┌──

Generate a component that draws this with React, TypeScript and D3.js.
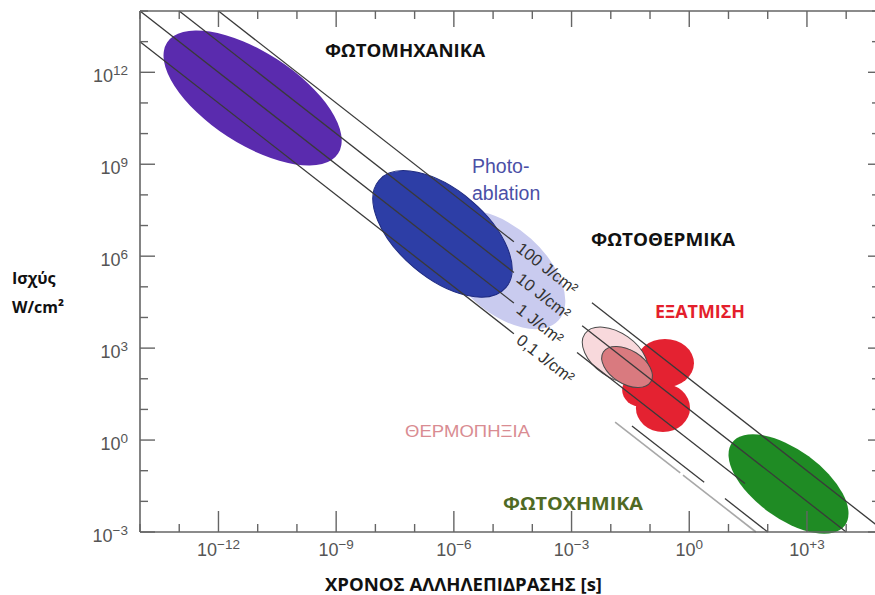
import React from "react";
import * as d3 from "d3";

const W = 875;
const H = 595;

// axis ticks (log10 exponents)
const xTickExps = [-12, -9, -6, -3, 0, 3];
const xTickLabels = ["−12", "−9", "−6", "−3", "0", "+3"];
const yTickExps = [12, 9, 6, 3, 0, -3];
const yTickLabels = ["12", "9", "6", "3", "0", "−3"];

// fluence lines (J/cm²) and their labels
const fluences = [100, 10, 1, 0.1];
const fluenceLabels = ["100 J/cm²", "10 J/cm²", "1 J/cm²", "0,1 J/cm²"];
// visible pieces of each fluence line, as log10(t) ranges
const fluenceSegments = [
  [[-15, -4.47], [-2.48, 6]],
  [[-15, -4.47], [-2.73, 6]],
  [[-15, -4.47], [-2.86, 1.42]],
  [[-15, -4.47], [-1.46, 0.38], [0.91, 6]],
];
// faint unlabelled line
const faintFluence = 0.05;
const faintSegments = [[-1.89, -0.23], [-0.16, 6]];

// regions: major-axis end points (log10 t, log10 P) and minor/major ratio
const lavender = { t: [-6.17, -3.33], p: [7.19, 3.91], ratio: 0.56 };
const photomechanical = { t: [-13.31, -8.95], p: [12.97, 9.35], ratio: 0.45 };
const photoablation = { t: [-7.91, -4.67], p: [8.47, 4.98], ratio: 0.53 };
const vaporMid = { t: [-1.71, -0.69], p: [1.63, 1.63], ratio: 0.85 };
const vaporUpper = { t: [-1.36, 0.12], p: [2.51, 2.51], ratio: 0.83 };
const vaporLower = { t: [-1.36, 0.02], p: [1.05, 1.05], ratio: 0.89 };
const coagLight = { t: [-2.66, -1.12], p: [3.47, 2.08], ratio: 0.6 };
const coagOverlap = { t: [-2.19, -0.98], p: [2.87, 1.9], ratio: 0.6 };
const photochemical = { t: [1.09, 3.97], p: [-0.09, -2.78], ratio: 0.49 };

const x = d3.scaleLog().domain([1e-14, 10 ** 4.76]).range([140, 876]);
const y = d3.scaleLog().domain([1e-3, 1e14]).range([532, 11]);

const LX = (lt: number) => x(10 ** lt);
const LY = (lp: number) => y(10 ** lp);

function Region({ r, fill, stroke, sw }: any) {
  const x1 = LX(r.t[0]), y1 = LY(r.p[0]);
  const x2 = LX(r.t[1]), y2 = LY(r.p[1]);
  const cx = (x1 + x2) / 2, cy = (y1 + y2) / 2;
  const a = Math.hypot(x2 - x1, y2 - y1) / 2;
  const ang = (Math.atan2(y2 - y1, x2 - x1) * 180) / Math.PI;
  return (
    <ellipse
      cx={cx}
      cy={cy}
      rx={a}
      ry={a * r.ratio}
      transform={`rotate(${ang} ${cx} ${cy})`}
      fill={fill}
      stroke={stroke || "none"}
      strokeWidth={sw || 0}
    />
  );
}

function fluencePath(E: number, seg: number[]) {
  const le = Math.log10(E);
  const lo = Math.max(seg[0], -14, le - 14);
  const hi = Math.min(seg[1], 4.76, le + 3);
  if (hi <= lo) return "";
  const line = d3.line<number>().x((lt) => LX(lt)).y((lt) => LY(le - lt));
  return line([lo, hi]) || "";
}

export default function App() {
  const decadesX = d3.range(-14, 5);
  const decadesY = d3.range(-3, 15);
  const axisColor = "#656565";
  const slopeAngle =
    (Math.atan2(LY(0) - LY(1), LX(1) - LX(0)) * 180) / Math.PI;
  const labelT = -4.34;
  const tickFont = "'Liberation Sans', Arial, sans-serif";
  const boldFont = "'Open Sans', 'Noto Sans', sans-serif";

  return (
    <svg
      width={W}
      height={H}
      style={{ position: "absolute", left: 0, top: 0, background: "#fff" }}
    >
      <rect x={0} y={0} width={W} height={H} fill="#fff" />
      {/* regions */}
      <Region r={lavender} fill="#c9cbef" />
      <Region r={photomechanical} fill="#5a2bae" />
      <Region r={photoablation} fill="#2d3ea6" stroke="#1e2a80" sw={1} />
      <Region r={vaporMid} fill="#e42231" />
      <Region r={vaporUpper} fill="#e42231" />
      <Region r={vaporLower} fill="#e42231" />
      <Region r={coagLight} fill="#f8d9dc" stroke="#4a4a4a" sw={1} />
      <Region r={coagOverlap} fill="#d97a7f" stroke="#4a4a4a" sw={1} />
      <Region r={photochemical} fill="#1f8b24" />

      {/* fluence lines */}
      {fluences.map((E, i) =>
        fluenceSegments[i].map((seg, j) => (
          <path
            key={`f${i}-${j}`}
            d={fluencePath(E, seg)}
            stroke="#3a3a3a"
            strokeWidth={1.3}
            fill="none"
          />
        ))
      )}
      {faintSegments.map((seg, j) => (
        <path
          key={`faint${j}`}
          d={fluencePath(faintFluence, seg)}
          stroke="#a8a8a8"
          strokeWidth={1.6}
          fill="none"
        />
      ))}
      {fluences.map((E, i) => {
        const px = LX(labelT);
        const py = LY(Math.log10(E) - labelT);
        return (
          <text
            key={`fl${i}`}
            x={px}
            y={py}
            dy="0.36em"
            transform={`rotate(${slopeAngle} ${px} ${py})`}
            fontFamily={tickFont}
            fontSize={16.5}
            fill="#333"
          >
            {fluenceLabels[i]}
          </text>
        );
      })}

      {/* axes */}
      <line x1={140} y1={11} x2={140} y2={532} stroke={axisColor} strokeWidth={1.6} />
      <line x1={140} y1={532} x2={876} y2={532} stroke={axisColor} strokeWidth={1.6} />
      <line x1={140} y1={11} x2={876} y2={11} stroke={axisColor} strokeWidth={1.6} />
      {decadesX.map((e) => {
        const major = e % 3 === 0;
        const xx = LX(e);
        return (
          <g key={`xt${e}`}>
            <line x1={xx} x2={xx} y1={532} y2={532 - (major ? 21 : 8)} stroke={axisColor} strokeWidth={1.4} />
            <line x1={xx} x2={xx} y1={11} y2={11 + (major ? 16 : 8)} stroke={axisColor} strokeWidth={1.4} />
          </g>
        );
      })}
      {decadesY.map((e) => {
        const major = e % 3 === 0;
        const yy = LY(e);
        return (
          <g key={`yt${e}`}>
            <line x1={140} x2={140 + (major ? 15 : 8)} y1={yy} y2={yy} stroke={axisColor} strokeWidth={1.4} />
            <line x1={876} x2={876 - (major ? 8 : 4)} y1={yy} y2={yy} stroke={axisColor} strokeWidth={1.4} />
          </g>
        );
      })}
      {xTickExps.map((e, i) => (
        <text
          key={`xl${e}`}
          x={LX(e)}
          y={556}
          textAnchor="middle"
          fontFamily={tickFont}
          fontSize={18}
          fill="#555"
        >
          10
          <tspan dy={-7} fontSize={13.5}>
            {xTickLabels[i]}
          </tspan>
        </text>
      ))}
      {yTickExps.map((e, i) => (
        <text
          key={`yl${e}`}
          x={128}
          y={LY(e) + 10}
          textAnchor="end"
          fontFamily={tickFont}
          fontSize={18}
          fill="#555"
        >
          10
          <tspan dy={-7} fontSize={13.5}>
            {yTickLabels[i]}
          </tspan>
        </text>
      ))}

      {/* axis titles */}
      <text x={12} y={284} fontFamily={boldFont} fontWeight={700} fontSize={16} fill="#111">
        Ισχύς
      </text>
      <text x={12} y={313} fontFamily={boldFont} fontWeight={700} fontSize={16} fill="#111">
        W/cm²
      </text>
      <text
        x={325}
        y={591}
        fontFamily={boldFont}
        fontWeight={700}
        fontSize={17.5}
        fill="#111"
        textLength={277}
        lengthAdjust="spacingAndGlyphs"
      >
        ΧΡΟΝΟΣ ΑΛΛΗΛΕΠΙΔΡΑΣΗΣ [s]
      </text>

      {/* region labels */}
      <text x={325} y={57} fontFamily={boldFont} fontWeight={700} fontSize={18} fill="#111" textLength={160} lengthAdjust="spacingAndGlyphs">
        ΦΩΤΟΜΗΧΑΝΙΚΑ
      </text>
      <text x={591} y={246} fontFamily={boldFont} fontWeight={700} fontSize={18} fill="#111" textLength={144} lengthAdjust="spacingAndGlyphs">
        ΦΩΤΟΘΕΡΜΙΚΑ
      </text>
      <text x={655} y={318} fontFamily={boldFont} fontWeight={700} fontSize={18} fill="#e41f2c" textLength={90} lengthAdjust="spacingAndGlyphs">
        ΕΞΑΤΜΙΣΗ
      </text>
      <text x={405} y={437} fontFamily={tickFont} fontSize={17} fill="#d98c92" textLength={125} lengthAdjust="spacingAndGlyphs">
        ΘΕΡΜΟΠΗΞΙΑ
      </text>
      <text x={503} y={510} fontFamily={boldFont} fontWeight={700} fontSize={18} fill="#4f6a24" textLength={140} lengthAdjust="spacingAndGlyphs">
        ΦΩΤΟΧΗΜΙΚΑ
      </text>
      <text x={472} y={173} fontFamily={tickFont} fontSize={19.5} fill="#4b4fa6">
        Photo-
      </text>
      <text x={472} y={200} fontFamily={tickFont} fontSize={19.5} fill="#4b4fa6">
        ablation
      </text>
    </svg>
  );
}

└──

Take the material above from its first line through the line holding "const H = 595;" and set it down exactly, without the pictures.

- **Answer to the problem**:
Generate a component that draws this with React, TypeScript and D3.js.
import React from "react";
import * as d3 from "d3";

const W = 875;
const H = 595;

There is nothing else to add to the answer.